* [Input data]
[BEGIN]

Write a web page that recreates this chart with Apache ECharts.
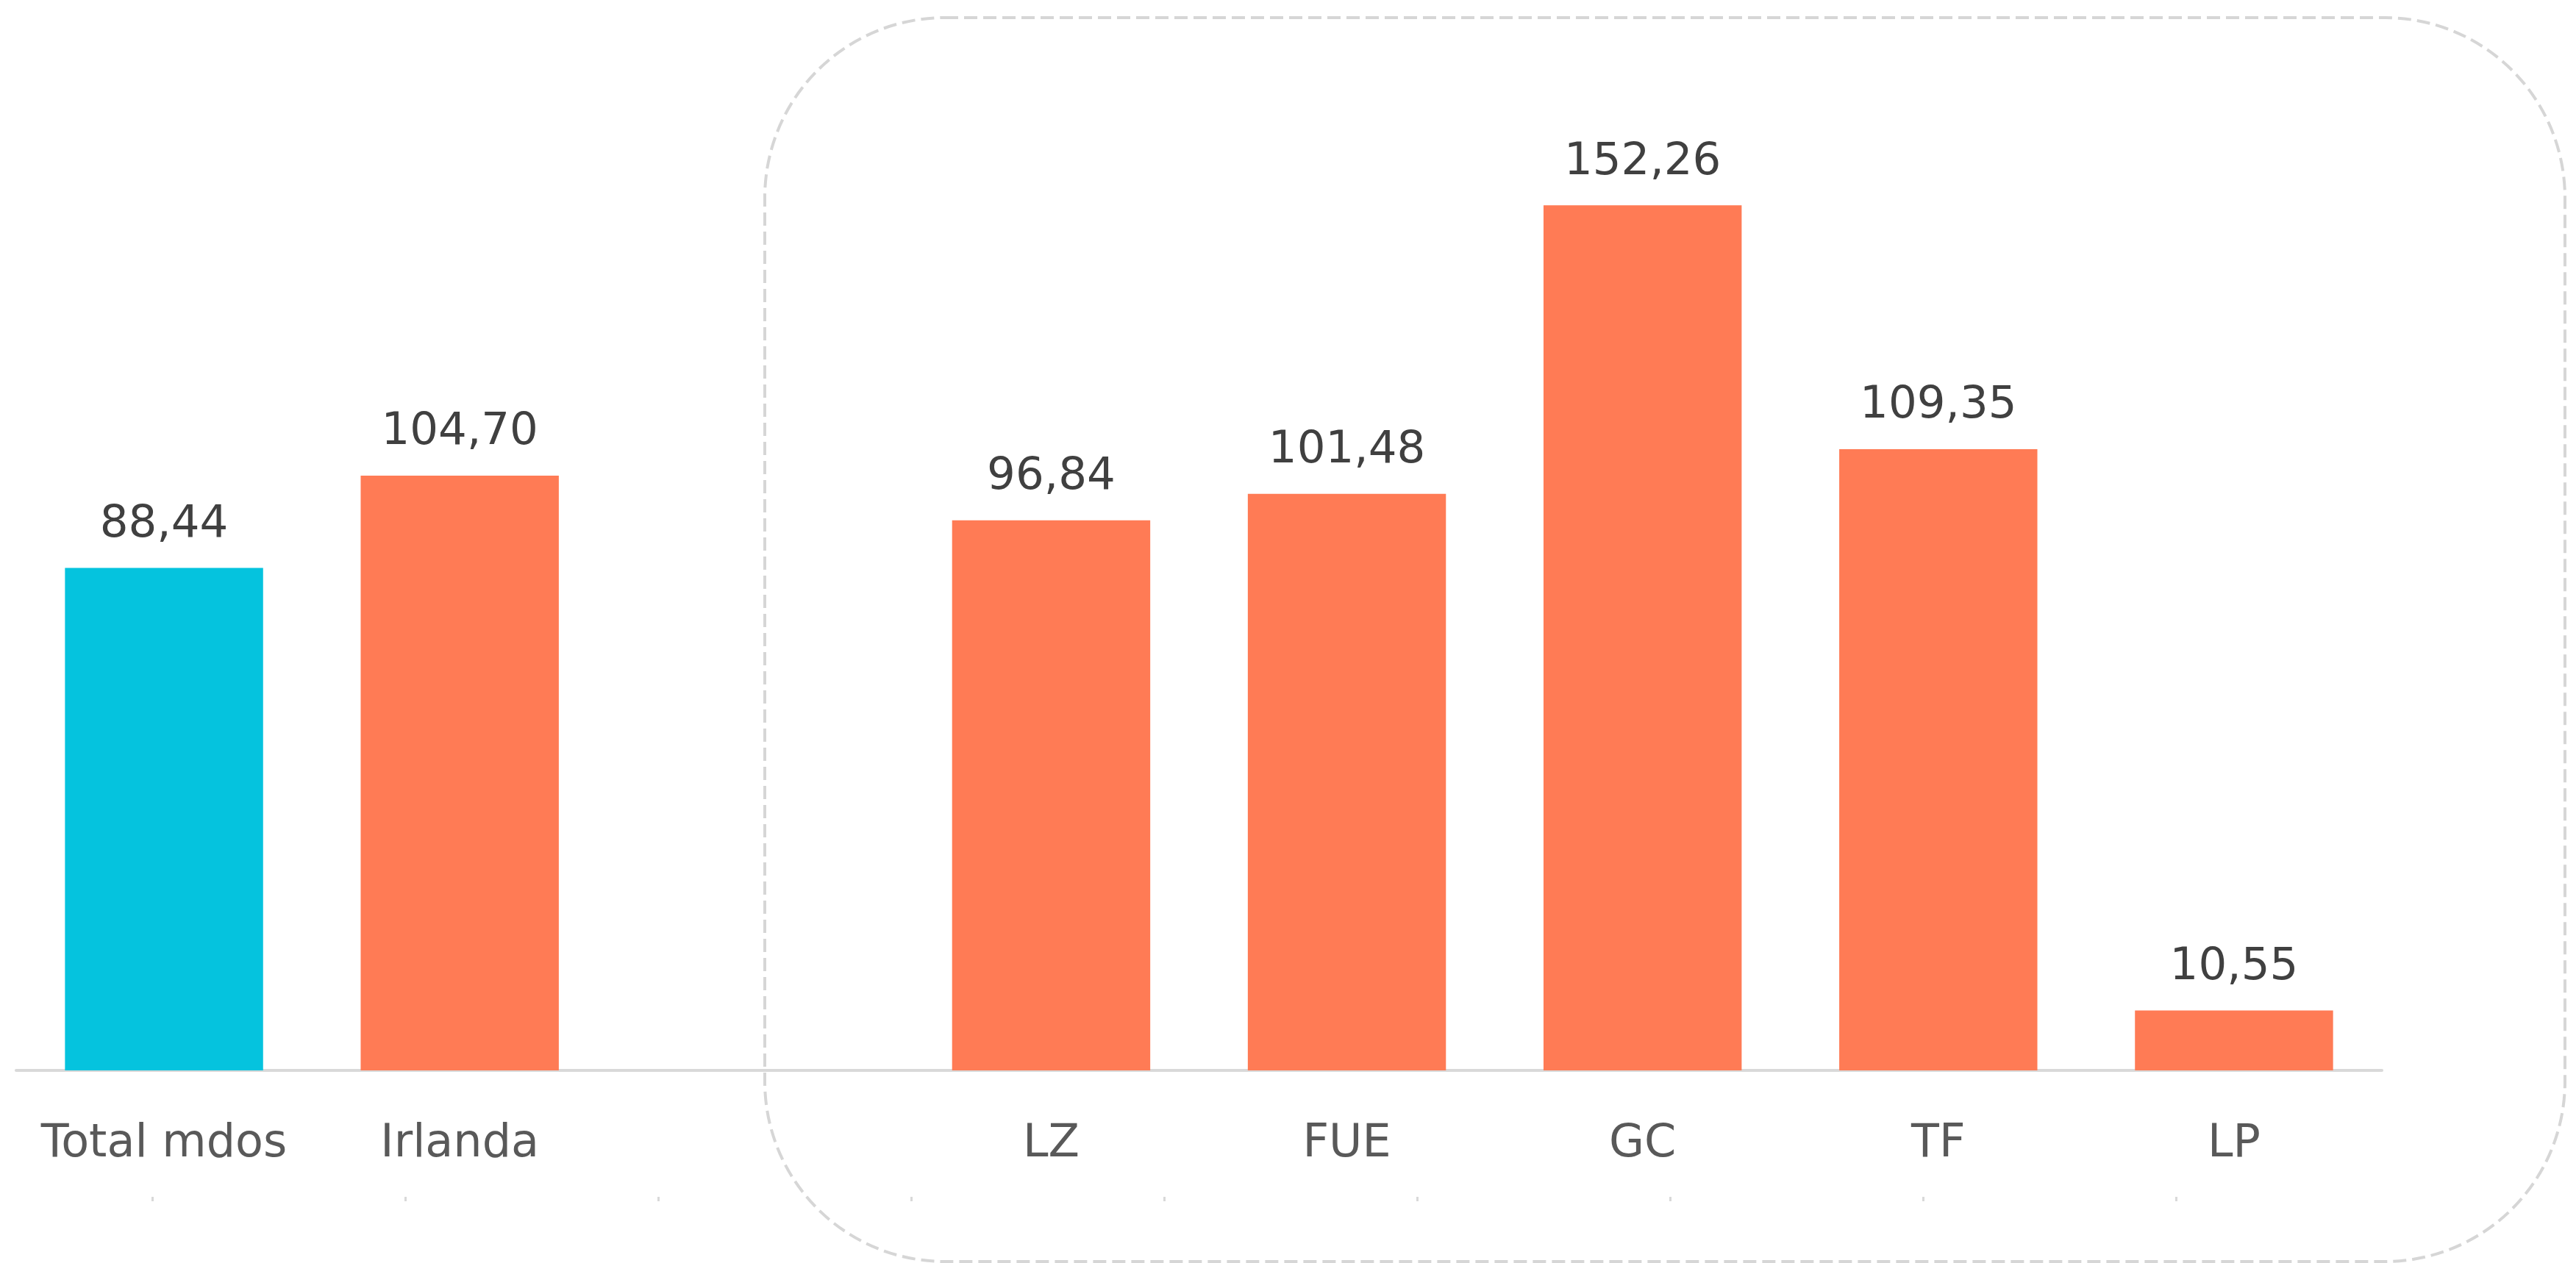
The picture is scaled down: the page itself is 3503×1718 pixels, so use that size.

[END]
[BEGIN]

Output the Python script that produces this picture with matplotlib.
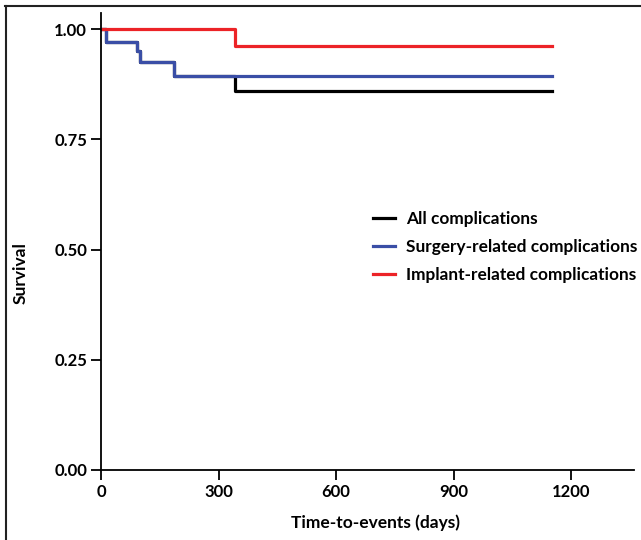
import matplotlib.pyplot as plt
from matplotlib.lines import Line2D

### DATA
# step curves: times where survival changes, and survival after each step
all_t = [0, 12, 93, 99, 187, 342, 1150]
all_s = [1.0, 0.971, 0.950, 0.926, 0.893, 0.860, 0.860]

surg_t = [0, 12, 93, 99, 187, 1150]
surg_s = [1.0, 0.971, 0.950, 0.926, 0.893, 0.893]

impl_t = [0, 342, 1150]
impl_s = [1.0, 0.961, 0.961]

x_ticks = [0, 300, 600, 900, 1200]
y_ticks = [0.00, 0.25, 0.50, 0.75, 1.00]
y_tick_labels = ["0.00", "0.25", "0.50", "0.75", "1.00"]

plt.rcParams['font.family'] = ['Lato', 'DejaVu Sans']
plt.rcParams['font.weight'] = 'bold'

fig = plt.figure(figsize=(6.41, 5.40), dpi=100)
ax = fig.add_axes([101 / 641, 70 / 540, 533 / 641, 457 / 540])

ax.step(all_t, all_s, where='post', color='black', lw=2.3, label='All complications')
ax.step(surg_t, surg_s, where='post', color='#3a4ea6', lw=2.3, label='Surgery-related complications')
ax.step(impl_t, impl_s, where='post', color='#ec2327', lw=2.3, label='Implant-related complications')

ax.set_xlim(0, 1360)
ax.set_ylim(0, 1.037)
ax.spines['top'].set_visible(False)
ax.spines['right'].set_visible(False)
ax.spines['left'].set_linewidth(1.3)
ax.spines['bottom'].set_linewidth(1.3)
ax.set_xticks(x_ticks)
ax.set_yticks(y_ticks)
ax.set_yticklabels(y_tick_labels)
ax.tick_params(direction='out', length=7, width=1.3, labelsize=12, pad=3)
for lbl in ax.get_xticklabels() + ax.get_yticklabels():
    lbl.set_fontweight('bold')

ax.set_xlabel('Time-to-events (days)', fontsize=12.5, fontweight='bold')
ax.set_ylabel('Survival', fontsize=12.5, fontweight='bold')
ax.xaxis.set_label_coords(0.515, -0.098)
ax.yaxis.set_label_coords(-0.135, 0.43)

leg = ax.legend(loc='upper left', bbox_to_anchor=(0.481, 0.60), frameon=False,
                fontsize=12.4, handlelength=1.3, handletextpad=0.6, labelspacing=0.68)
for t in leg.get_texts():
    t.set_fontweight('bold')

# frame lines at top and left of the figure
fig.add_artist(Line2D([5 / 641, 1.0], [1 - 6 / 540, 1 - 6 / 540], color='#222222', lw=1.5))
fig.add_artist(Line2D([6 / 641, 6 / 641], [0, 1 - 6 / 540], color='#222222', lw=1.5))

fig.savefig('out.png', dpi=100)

[END]
[BEGIN]

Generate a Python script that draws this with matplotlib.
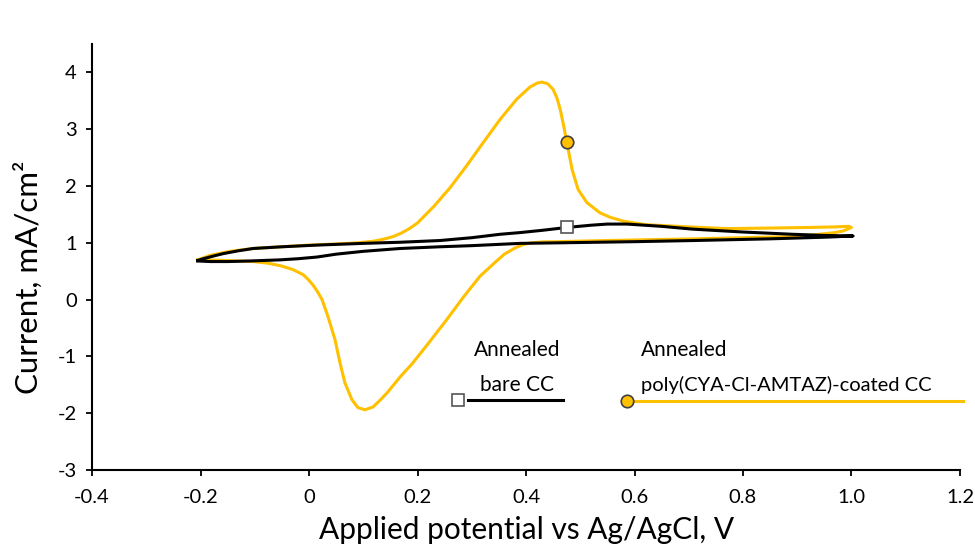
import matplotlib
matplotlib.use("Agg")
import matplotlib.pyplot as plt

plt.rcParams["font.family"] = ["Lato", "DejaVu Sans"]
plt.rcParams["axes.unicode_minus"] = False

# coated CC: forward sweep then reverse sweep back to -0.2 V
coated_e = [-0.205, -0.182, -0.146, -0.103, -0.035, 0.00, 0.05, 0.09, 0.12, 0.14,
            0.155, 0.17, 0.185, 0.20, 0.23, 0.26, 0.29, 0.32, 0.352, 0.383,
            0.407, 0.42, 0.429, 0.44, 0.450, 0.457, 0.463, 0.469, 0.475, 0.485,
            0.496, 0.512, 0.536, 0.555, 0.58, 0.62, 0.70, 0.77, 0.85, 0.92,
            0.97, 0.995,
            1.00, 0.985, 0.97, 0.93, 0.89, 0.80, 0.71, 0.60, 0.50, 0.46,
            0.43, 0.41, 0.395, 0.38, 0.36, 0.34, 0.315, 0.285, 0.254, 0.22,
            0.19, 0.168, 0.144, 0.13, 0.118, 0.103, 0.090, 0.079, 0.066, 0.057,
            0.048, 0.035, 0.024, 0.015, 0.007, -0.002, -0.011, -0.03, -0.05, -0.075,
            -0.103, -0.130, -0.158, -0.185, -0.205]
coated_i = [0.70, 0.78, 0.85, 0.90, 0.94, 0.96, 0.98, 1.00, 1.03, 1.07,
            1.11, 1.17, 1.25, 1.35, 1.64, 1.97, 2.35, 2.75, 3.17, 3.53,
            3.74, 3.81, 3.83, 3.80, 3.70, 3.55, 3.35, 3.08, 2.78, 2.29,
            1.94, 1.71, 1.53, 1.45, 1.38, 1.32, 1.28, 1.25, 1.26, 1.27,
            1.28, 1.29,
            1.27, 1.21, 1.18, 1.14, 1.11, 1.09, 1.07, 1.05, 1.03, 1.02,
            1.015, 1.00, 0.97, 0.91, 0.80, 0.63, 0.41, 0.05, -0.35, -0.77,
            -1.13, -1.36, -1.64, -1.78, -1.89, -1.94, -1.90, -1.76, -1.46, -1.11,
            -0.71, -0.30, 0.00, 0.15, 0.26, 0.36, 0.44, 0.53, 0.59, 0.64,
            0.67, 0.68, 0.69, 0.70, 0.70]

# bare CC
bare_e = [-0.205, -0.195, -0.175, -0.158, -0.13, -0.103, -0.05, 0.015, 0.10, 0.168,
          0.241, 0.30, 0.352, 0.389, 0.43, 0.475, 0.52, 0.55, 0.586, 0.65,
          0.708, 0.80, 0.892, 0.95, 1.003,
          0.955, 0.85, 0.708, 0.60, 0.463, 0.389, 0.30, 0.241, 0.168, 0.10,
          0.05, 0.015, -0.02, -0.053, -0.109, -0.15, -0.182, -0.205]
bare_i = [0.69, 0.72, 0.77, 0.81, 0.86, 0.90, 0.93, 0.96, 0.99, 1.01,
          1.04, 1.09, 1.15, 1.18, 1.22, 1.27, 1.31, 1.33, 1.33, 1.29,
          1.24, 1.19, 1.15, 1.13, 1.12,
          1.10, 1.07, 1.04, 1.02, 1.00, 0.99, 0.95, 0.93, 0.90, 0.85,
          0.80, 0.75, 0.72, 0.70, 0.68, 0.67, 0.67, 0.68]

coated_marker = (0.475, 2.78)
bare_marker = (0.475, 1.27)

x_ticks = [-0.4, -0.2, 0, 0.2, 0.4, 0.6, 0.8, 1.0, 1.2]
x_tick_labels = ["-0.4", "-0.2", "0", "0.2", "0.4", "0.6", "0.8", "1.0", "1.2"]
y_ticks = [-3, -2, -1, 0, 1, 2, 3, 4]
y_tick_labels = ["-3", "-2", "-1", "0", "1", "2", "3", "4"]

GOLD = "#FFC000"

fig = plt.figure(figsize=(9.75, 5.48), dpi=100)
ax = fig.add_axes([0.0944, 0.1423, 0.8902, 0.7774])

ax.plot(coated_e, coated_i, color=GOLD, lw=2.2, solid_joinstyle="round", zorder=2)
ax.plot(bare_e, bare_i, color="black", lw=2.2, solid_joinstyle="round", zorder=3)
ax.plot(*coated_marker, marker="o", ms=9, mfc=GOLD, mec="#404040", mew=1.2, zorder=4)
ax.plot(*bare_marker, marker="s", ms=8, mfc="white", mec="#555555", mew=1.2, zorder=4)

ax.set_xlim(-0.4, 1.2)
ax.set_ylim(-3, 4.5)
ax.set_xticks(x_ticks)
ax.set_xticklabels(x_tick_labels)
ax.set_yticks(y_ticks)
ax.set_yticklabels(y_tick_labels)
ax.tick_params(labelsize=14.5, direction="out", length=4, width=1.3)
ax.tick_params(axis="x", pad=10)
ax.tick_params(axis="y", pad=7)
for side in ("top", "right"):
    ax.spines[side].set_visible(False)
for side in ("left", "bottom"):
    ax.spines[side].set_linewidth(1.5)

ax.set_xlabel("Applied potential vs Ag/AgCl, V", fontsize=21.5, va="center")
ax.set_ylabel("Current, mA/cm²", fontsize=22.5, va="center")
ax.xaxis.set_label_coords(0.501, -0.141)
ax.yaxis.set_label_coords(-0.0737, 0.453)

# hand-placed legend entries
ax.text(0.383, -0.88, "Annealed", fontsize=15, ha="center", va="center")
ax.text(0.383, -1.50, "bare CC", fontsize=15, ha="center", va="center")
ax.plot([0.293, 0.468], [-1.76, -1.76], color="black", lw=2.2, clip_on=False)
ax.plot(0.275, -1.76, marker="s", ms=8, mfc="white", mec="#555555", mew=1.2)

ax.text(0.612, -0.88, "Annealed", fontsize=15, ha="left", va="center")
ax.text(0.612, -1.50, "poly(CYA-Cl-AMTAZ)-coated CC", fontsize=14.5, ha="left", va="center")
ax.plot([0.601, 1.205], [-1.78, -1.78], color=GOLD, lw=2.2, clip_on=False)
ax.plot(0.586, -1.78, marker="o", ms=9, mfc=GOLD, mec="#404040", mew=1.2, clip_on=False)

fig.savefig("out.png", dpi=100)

[END]

* [Given task] Only the lines between the line with "Write a web" and the line with "The picture is", inclusive, should be reproduced, exactly as written and without pictures.

* [Answer for the task]
Write a web page that recreates this chart with Apache ECharts.
The picture is scaled down: the page itself is 3503×1718 pixels, so use that size.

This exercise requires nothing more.